Mar. 6th, 2003

bryant: (Default)

Hey, let's do that thing I see the hip kids doing where I stuff a bunch of links into one post!

The Crossgates Mall, quite appropriately, has dropped the charges against Stephen Downs.

Steven Kaye, in comments, pointed me at Eurasianet. Looks like a really good source of info on Turkey and other Eurasian states. (Hey, Steven's looking for players for an 1890s CoC game. Or, anyhow, was in 1999. Hm.)

It's easy to forget that Roger Ebert is an intelligent, thoughtful, well-spoken guy. He's the fat guy who does movie reviews on TV. Read this and admire his pinpoint distinction between vertical and horizontal prayer.

This is post number 500. The most common search leading people to my site is "meaning of population". Um... it's not that tough a concept, really. I've had 32,637 visitors in the last six months and I love you all the same, damn it.

bryant: (Default)

I'm not normally much on the wishlist thing but if anyone out there is overcome with the desire to blow a few thousand bucks on me? Get me this. I can't even begin to express how much I want this object.

Wait, that's a lie. I can easily express how much I want this object: less than five thousand dollars worth of want. I gotta say, this whole "money" concept is a very clever invention.

bryant: (Default)

The DoD kicked out a press release today about Iraq's oil. About what you'd expect no matter what you believe: promises to preserve the oil for Iraq, warnings that Saddam may intend to destroy the oil, ecological warnings, etc. I found this quote interesting, though:

"Oil is a natural resource of Iraq that provides commerce, income for education and other needs, and infrastructure. The department considers destruction of that resource as an act of terrorism."
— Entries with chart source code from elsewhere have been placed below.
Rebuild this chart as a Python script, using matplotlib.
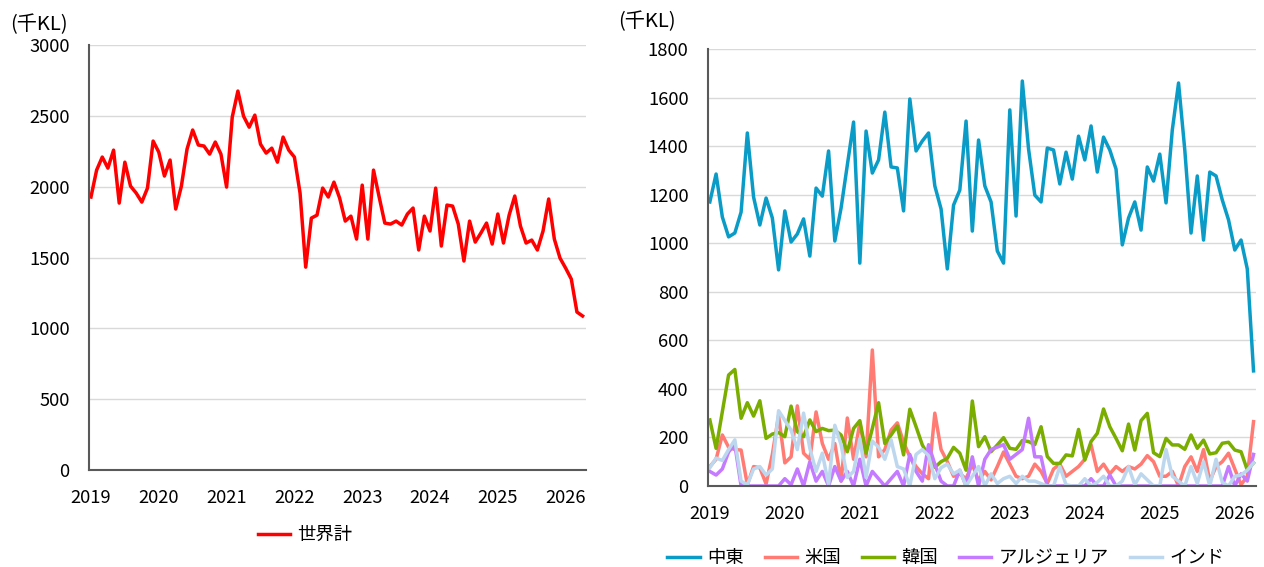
import matplotlib
matplotlib.use("Agg")
import matplotlib.pyplot as plt
import numpy as np

plt.rcParams['font.family'] = ['Noto Sans CJK JP', 'DejaVu Sans']

# ---- data (monthly, 2019-01 .. 2026-04) ----
years = [2019, 2020, 2021, 2022, 2023, 2024, 2025, 2026]

world_total = [1927, 2117, 2209, 2131, 2258, 1884, 2173, 2004, 1955, 1891, 1990, 2322,
               2244, 2075, 2188, 1842, 2004, 2265, 2400, 2294, 2287, 2230, 2315, 2230,
               1997, 2491, 2675, 2498, 2420, 2505, 2300, 2237, 2272, 2173, 2350, 2258,
               2209, 1955, 1432, 1778, 1799, 1990, 1927, 2032, 1920, 1757, 1792, 1630,
               2011, 1630, 2117, 1927, 1743, 1736, 1757, 1729, 1807, 1849, 1553, 1792,
               1687, 1990, 1581, 1870, 1863, 1736, 1475, 1757, 1609, 1673, 1743, 1595,
               1807, 1602, 1799, 1934, 1722, 1602, 1623, 1553, 1687, 1913, 1630, 1496,
               1425, 1348, 1115, 1087]

middle_east = [1170, 1285, 1108, 1026, 1042, 1128, 1454, 1190, 1075, 1186, 1104, 890,
               1133, 1005, 1038, 1100, 947, 1227, 1194, 1380, 1009, 1145, 1322, 1499,
               918, 1462, 1289, 1343, 1540, 1314, 1310, 1133, 1594, 1380, 1421, 1454,
               1236, 1141, 894, 1157, 1219, 1503, 1050, 1425, 1236, 1170, 968, 918,
               1549, 1112, 1668, 1388, 1198, 1170, 1392, 1384, 1244, 1375, 1264, 1441,
               1343, 1483, 1293, 1437, 1384, 1305, 993, 1104, 1170, 1054, 1314, 1256,
               1367, 1166, 1466, 1660, 1384, 1042, 1277, 1013, 1293, 1277, 1178, 1096,
               972, 1013, 894, 474]

usa = [80, 110, 210, 160, 150, 148, 5, 80, 75, 8, 130, 290,
       95, 120, 330, 135, 110, 305, 175, 110, 175, 20, 280, 110,
       260, 120, 560, 120, 150, 230, 260, 180, 120, 80, 50, 30,
       300, 150, 100, 40, 50, 30, 90, 20, 60, 25, 80, 140,
       90, 40, 30, 40, 90, 60, 10, 70, 90, 40, 60, 80,
       110, 170, 60, 90, 50, 80, 60, 80, 70, 90, 125, 100,
       40, 40, 60, 0, 80, 120, 60, 150, 20, 80, 100, 135,
       70, 5, 40, 265]

korea = [272, 155, 306, 457, 480, 279, 343, 288, 351, 196, 214, 220,
         203, 329, 224, 203, 272, 224, 237, 228, 230, 210, 141, 237,
         269, 135, 237, 343, 175, 210, 247, 128, 316, 244, 169, 124,
         77, 100, 114, 159, 135, 65, 350, 162, 203, 141, 169, 199,
         155, 151, 187, 183, 170, 244, 121, 93, 93, 128, 124, 233,
         107, 183, 217, 317, 244, 196, 145, 255, 148, 269, 299, 137,
         121, 196, 169, 169, 151, 210, 155, 189, 132, 137, 176, 180,
         148, 141, 66, 95]

algeria = [60, 45, 70, 140, 170, 0, 0, 0, 0, 0, 0, 0,
           30, 5, 70, 0, 100, 20, 60, 0, 80, 20, 60, 0,
           110, 0, 60, 30, 0, 30, 60, 0, 130, 60, 20, 170,
           90, 20, 0, 0, 65, 0, 120, 0, 110, 150, 160, 170,
           110, 130, 150, 279, 120, 120, 0, 0, 0, 0, 0, 0,
           0, 30, 0, 0, 45, 0, 0, 0, 0, 0, 0, 0,
           0, 0, 0, 0, 0, 0, 0, 0, 0, 0, 0, 80,
           0, 50, 20, 130]

india = [75, 115, 105, 150, 190, 20, 5, 70, 80, 45, 70, 310,
         270, 230, 150, 300, 155, 60, 135, 5, 250, 170, 35, 60,
         195, 35, 185, 160, 110, 190, 80, 70, 0, 130, 150, 125,
         30, 75, 90, 50, 65, 0, 40, 80, 0, 50, 10, 30,
         40, 10, 40, 20, 20, 10, 0, 0, 80, 5, 0, 0,
         30, 0, 15, 40, 0, 0, 20, 80, 5, 50, 25, 0,
         0, 150, 40, 20, 0, 80, 10, 100, 0, 110, 15, 0,
         40, 45, 65, 95]

unit_label = "(千KL)"
world_label = "世界計"
series_labels = ["中東", "米国", "韓国", "アルジェリア", "インド"]
series_colors = ["#0A9CC6", "#FF7B73", "#7AAD00", "#C47BFF", "#BDD7EE"]

months = np.arange(len(world_total))
tick_pos = [12 * i for i in range(len(years))]

fig = plt.figure(figsize=(12.64, 5.67), dpi=100)
FS = 13.2
GRID = "#D9D9D9"
SPINE = "#595959"
LW = 2.5

def style(ax, ylim, ystep, xlim):
    ax.set_xlim(*xlim)
    ax.set_ylim(*ylim)
    ax.set_yticks(np.arange(ylim[0], ylim[1] + 1, ystep))
    ax.set_xticks(tick_pos)
    ax.set_xticklabels([str(y) for y in years])
    ax.grid(axis='y', color=GRID, linewidth=1.0)
    ax.set_axisbelow(True)
    for s in ['top', 'right']:
        ax.spines[s].set_visible(False)
    for s in ['left', 'bottom']:
        ax.spines[s].set_color(SPINE)
        ax.spines[s].set_linewidth(1.5)
    ax.tick_params(axis='both', length=0, labelsize=FS, colors='black')
    ax.tick_params(axis='y', pad=14)
    ax.tick_params(axis='x', pad=14)

# left chart
ax1 = fig.add_axes([0.0704, 0.1711, 0.3932, 0.7495])
l1, = ax1.plot(months, world_total, color="#FF0000", linewidth=LW, label=world_label)
style(ax1, (0, 3000), 500, (-0.35, 87.6))
fig.text(10 / 1264, 1 - 25 / 567, unit_label, fontsize=14.5, va='center', ha='left')
fig.legend(handles=[l1], loc='center', bbox_to_anchor=(305 / 1264, 1 - 535 / 567),
           frameon=False, fontsize=FS, handlelength=1.75, handletextpad=0.4,
           borderpad=0.1)

# right chart
ax2 = fig.add_axes([0.5601, 0.1429, 0.4336, 0.7707])
handles = []
for vals, lab, col in zip([middle_east, usa, korea, algeria, india], series_labels, series_colors):
    h, = ax2.plot(months, vals, color=col, linewidth=LW, label=lab)
    handles.append(h)
style(ax2, (0, 1800), 200, (-0.3, 87.4))
fig.text(618 / 1264, 1 - 22 / 567, unit_label, fontsize=14.5, va='center', ha='left')
fig.legend(handles=handles, loc='center', bbox_to_anchor=(946 / 1264, 1 - 558 / 567),
           frameon=False, fontsize=FS, ncol=5, handlelength=1.75, handletextpad=0.4,
           columnspacing=1.15, borderpad=0.1)

fig.savefig("out.png", dpi=100)
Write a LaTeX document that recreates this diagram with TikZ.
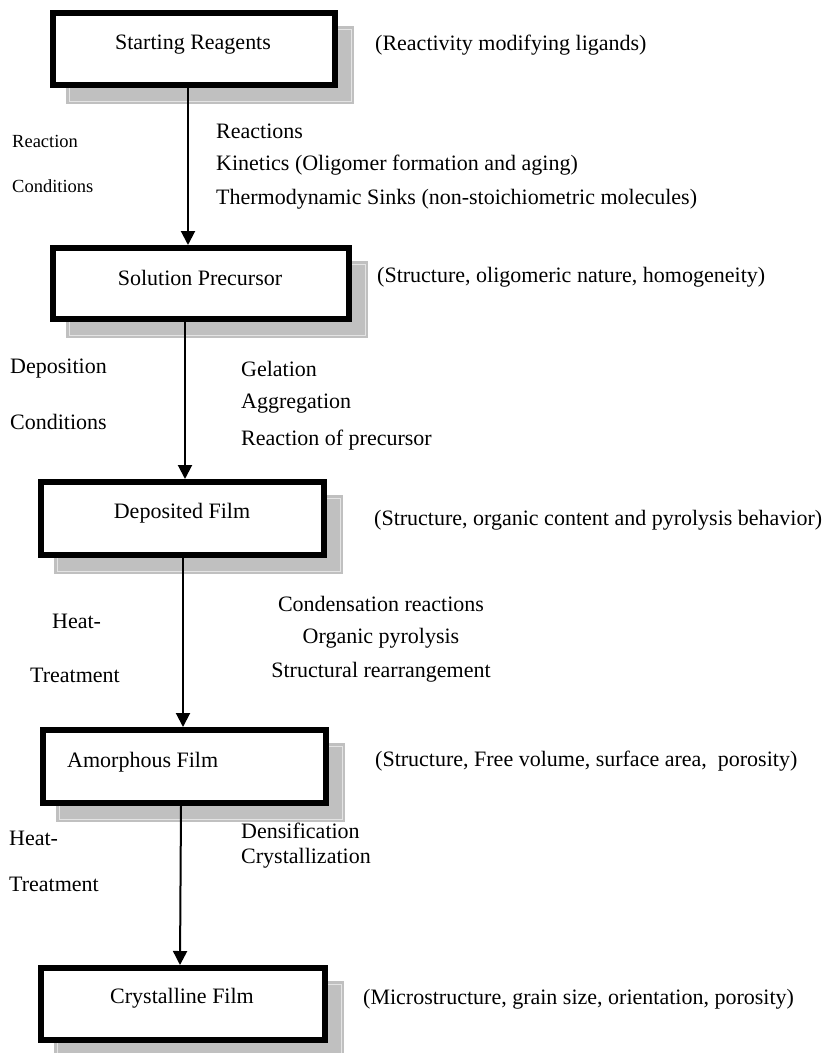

That's bullshit. Destroying strategic reserves, even in a scorched earth strategy, is not an act of terrorism. It's a wartime strategy. It's saying "You can conquer this land, but you will not profit from it." It's the kind of thing that's considered noble resistance when it's your side doing it -- a last act of defiance. Terrorism? Hardly.

bryant: (Default)

So Charlie Daniels is explaining life to the Hollywood types. Yeah, well. I don't know about all these people who keep saying "and you risked lives!"

I grew up, for some of my childhood, in the small state of New Hampshire. I think it had more of an effect on me than I realized at the time: ten solid years of looking at the damned license plates, see.

"Live free or die."

Four words. Four deeply meaningful, deeply felt words.

I'm so tired of people who tell me that I have to give up my freedom in order to save lives. Sean Penn may be an asshole -- I think there are other celebs who would have been a better choice, particularly if you look at what Sean Penn actually said -- but that's really beside the point. He's got the right to free speech: to freedom. Calling him a traitor because he exercises that right in a way Charlie Daniels doesn't like?

I'll tell you what. I call that cowardly. I call that running scared. I call that giving up on freedom.

The second you cross the line from "I disagree" to "You shouldn't say that," you're crossing the line from supporting free speech to opposing free speech. And I think that's a lousy idea. Charlie Daniels crossed the line. Does it make him a traitor? No. Does he have the right to say what he did? You bet.

But by saying it he reveals himself as a pathetic individual and a coward. He's so scared of Osama bin Laden and Saddam Hussein and the like that he's willing to give up the fundamental freedoms that made this country great, and he's hiding his fear behind the red white and blue. In my book, that makes him a sad, sorry little man.